People working in higher education, whether in the classroom, research lab, dance studio, library, and various business support offices or even maintaining buildings and grounds, are all involved in customer service. Many resist seeing students as customers; however, students pay for something and legitimately expect something in return. That exchange makes students customers and the university a business—a unique business, serving unique customers in pursuit of unique aspirations, but a business all the same.


COVID-19 will drive institutions that subscribe to this pair of principles into a thriving future.


Dreams are pursued and money is changing hands—tax dollars and personal investments—families even sell homes in support of students and their aspirations. Students are some combination of client, disciple, patient, counselee, ward, protégé or customer and are paying for a service. Many work diligently at a job while also earning a degree.


Elite private institutions and some public flagships may provide whatever they want, however they want, at any cost they want to charge, and the students will enroll, at least for a season. A seductive nameplate has great value. The university I work for has a $170 million annual budget, and students who live on campus and study full-time pay about $20,000 a year to enroll. That’s a business with customers. Our leadership works diligently to operate the university in a business-like manner to meet the needs of students (customers), whether a student wants to study nursing or engineering, philosophy or 19th-century British literature, live on campus or off, attend full- or part-time.

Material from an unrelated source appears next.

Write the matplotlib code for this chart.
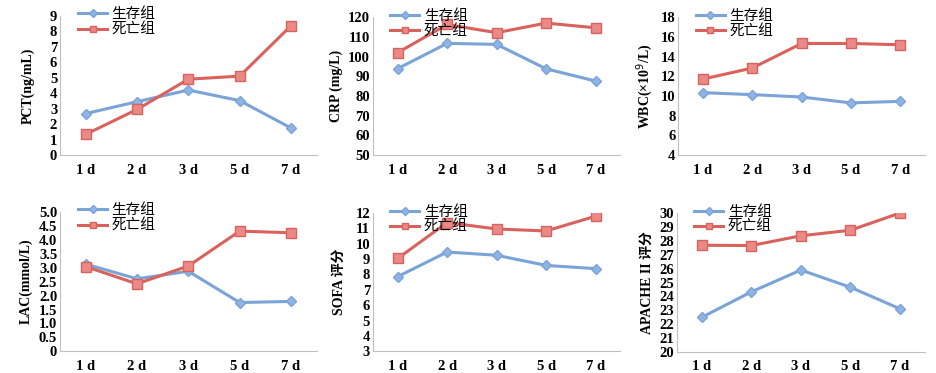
import numpy as np
import matplotlib
matplotlib.use("Agg")
import matplotlib.pyplot as plt

plt.rcParams['font.family'] = ['Liberation Serif', 'Noto Sans CJK SC']

days = ["1 d", "2 d", "3 d", "5 d", "7 d"]
legend_names = ["生存组", "死亡组"]

pct_live = [2.68, 3.45, 4.2, 3.52, 1.75]
pct_dead = [1.34, 2.95, 4.9, 5.1, 8.35]
crp_live = [93.9, 106.7, 106.2, 93.8, 87.6]
crp_dead = [102.0, 116.3, 112.1, 117.0, 114.6]
wbc_live = [10.34, 10.14, 9.9, 9.3, 9.46]
wbc_dead = [11.72, 12.84, 15.33, 15.33, 15.2]
lac_live = [3.13, 2.6, 2.87, 1.75, 1.79]
lac_dead = [3.04, 2.42, 3.06, 4.31, 4.25]
sofa_live = [7.86, 9.46, 9.25, 8.59, 8.38]
sofa_dead = [9.04, 11.38, 10.96, 10.83, 11.79]
apache_live = [22.5, 24.33, 25.9, 24.66, 23.11]
apache_dead = [27.68, 27.66, 28.36, 28.76, 30.0]

pct_ticks = ["0", "1", "2", "3", "4", "5", "6", "7", "8", "9"]
crp_ticks = ["50", "60", "70", "80", "90", "100", "110", "120"]
wbc_ticks = ["4", "6", "8", "10", "12", "14", "16", "18"]
lac_ticks = ["0", "0.5", "1.0", "1.5", "2.0", "2.5", "3.0", "3.5", "4.0", "4.5", "5.0"]
sofa_ticks = ["3", "4", "5", "6", "7", "8", "9", "10", "11", "12"]
apache_ticks = ["20", "21", "22", "23", "24", "25", "26", "27", "28", "29", "30"]

panels = [
    ("PCT(ng/mL)", pct_live, pct_dead, pct_ticks, 11),
    ("CRP (mg/L)", crp_live, crp_dead, crp_ticks, 4),
    ("WBC(×10$^9$/L)", wbc_live, wbc_dead, wbc_ticks, 4),
    ("LAC(mmol/L)", lac_live, lac_dead, lac_ticks, 4),
    ("SOFA 评分", sofa_live, sofa_dead, sofa_ticks, 7),
    ("APACHE II 评分", apache_live, apache_dead, apache_ticks, 4),
]

boxes = [
    [0.064, 0.584, 0.274, 0.374],
    [0.398, 0.584, 0.264, 0.370],
    [0.724, 0.584, 0.263, 0.370],
    [0.064, 0.058, 0.274, 0.374],
    [0.398, 0.058, 0.264, 0.371],
    [0.7225, 0.056, 0.2645, 0.373],
]

blue = "#7AA3D8"
red = "#D9625D"

fig = plt.figure(figsize=(9.37, 3.73), dpi=100)
x = np.arange(len(days))

for box, (label, live, dead, tl, lp) in zip(boxes, panels):
    ax = fig.add_axes(box)
    ax.plot(x, live, color=blue, lw=2.2, marker="D", markersize=5,
            markerfacecolor="#8FB4E3", markeredgecolor=blue, label=legend_names[0])
    ax.plot(x, dead, color=red, lw=2.2, marker="s", markersize=6.5,
            markerfacecolor="#E98A86", markeredgecolor=red, label=legend_names[1])
    yt = [float(v) for v in tl]
    ax.set_xlim(-0.5, 4.5)
    ax.set_ylim(yt[0], yt[-1])
    ax.set_yticks(yt)
    ax.set_yticklabels(tl)
    ax.set_xticks(x)
    ax.set_xticklabels(days)
    for t in ax.get_xticklabels() + ax.get_yticklabels():
        t.set_fontweight("bold")
        t.set_fontsize(10.5)
    ax.tick_params(length=0, pad=2)
    ax.tick_params(axis="x", pad=6)
    for s in ["top", "right"]:
        ax.spines[s].set_visible(False)
    for s in ["left", "bottom"]:
        ax.spines[s].set_color("#BFBFBF")
        ax.spines[s].set_linewidth(0.8)
    ax.set_ylabel(label, fontsize=10, fontweight="bold", labelpad=lp)
    ax.legend(loc="upper left", bbox_to_anchor=(0.07, 1.06), frameon=False,
              prop={"family": "Noto Sans CJK SC", "size": 10.5},
              handlelength=2.0, handletextpad=0.3, labelspacing=0.1,
              borderaxespad=0, borderpad=0, markerscale=0.75)

fig.savefig("out.png", dpi=100)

A recent Forbes study looked at companies that have the best customer service utilizing the American Customer Service Index (ACSI). Number one on the list is Chick-fil-A. They endeavor to know what their customers want and how to deliver it to them in an effective way. Evidently, a good business model.


Visit a Chick-fil-A and then visit any of the various offices and classrooms that serve students. Compare the experiences. Ask if there is a significant difference and if and why that difference exists. Someone wanting a chicken sandwich is treated with dignity, respect and deference. Somebody attending class, wanting to process a loan application, or paying tuition and fees is occasionally treated as a bother by people in bureaucracies set up to protect someone from something. This is rarely the case at WT; however, it can happen anywhere. State laws, complex operating procedures and a safety net of federally subsidized loans allow bureaucracies to bloat and become impervious to serving the needs of individuals. The served fall by the wayside.


All of these distinctions are made more difficult to recognize in online education, emphasized by the circumstances of COVID-19. Universities that pay attention to students and their needs on a one-at-a-time basis as valued clients will thrive. The marketplace relentlessly chisels away at the differences between customer service and just doing a job. If the work of the university, from mowing the grass to teaching or conducting scholarly work in service to students, is not seen as the primary mission, the marketplace, both digital and face-to-face, will transform the institution into a ghost town.


Amazon was ranked fourth on the Forbes list. The ACSI commentary quoted in the Forbes article noted, "The world’s largest Internet retailer has mastered a combination of value, satisfaction, and delivery efficiency that consumers love." ACSI goes on to say that customers want "Infinite variety on one site without having to search multiple brands and companies online." The best universities provide educational services one person at a time to a nearly infinite variety of students. Nothing new here.


If COVID-19 teaches us anything, it should teach us that in a service industry—and higher education is a service industry with particular business models and particular views of customers and service to them—student service matters. By the way, that does not mean students earn an "A" for showing up. Both student and organization are well served when an "F" is assigned because it was earned.


Universities must inform students over and over again that our work is not to give them what they want, which admittedly is the work of every enterprise that made the Forbes top 20 list, but what they need to help them become something they are not. No two customers are the same. And, simultaneously, no two have exactly the same aspirations.


When educational service is provided well, it has great value to customers.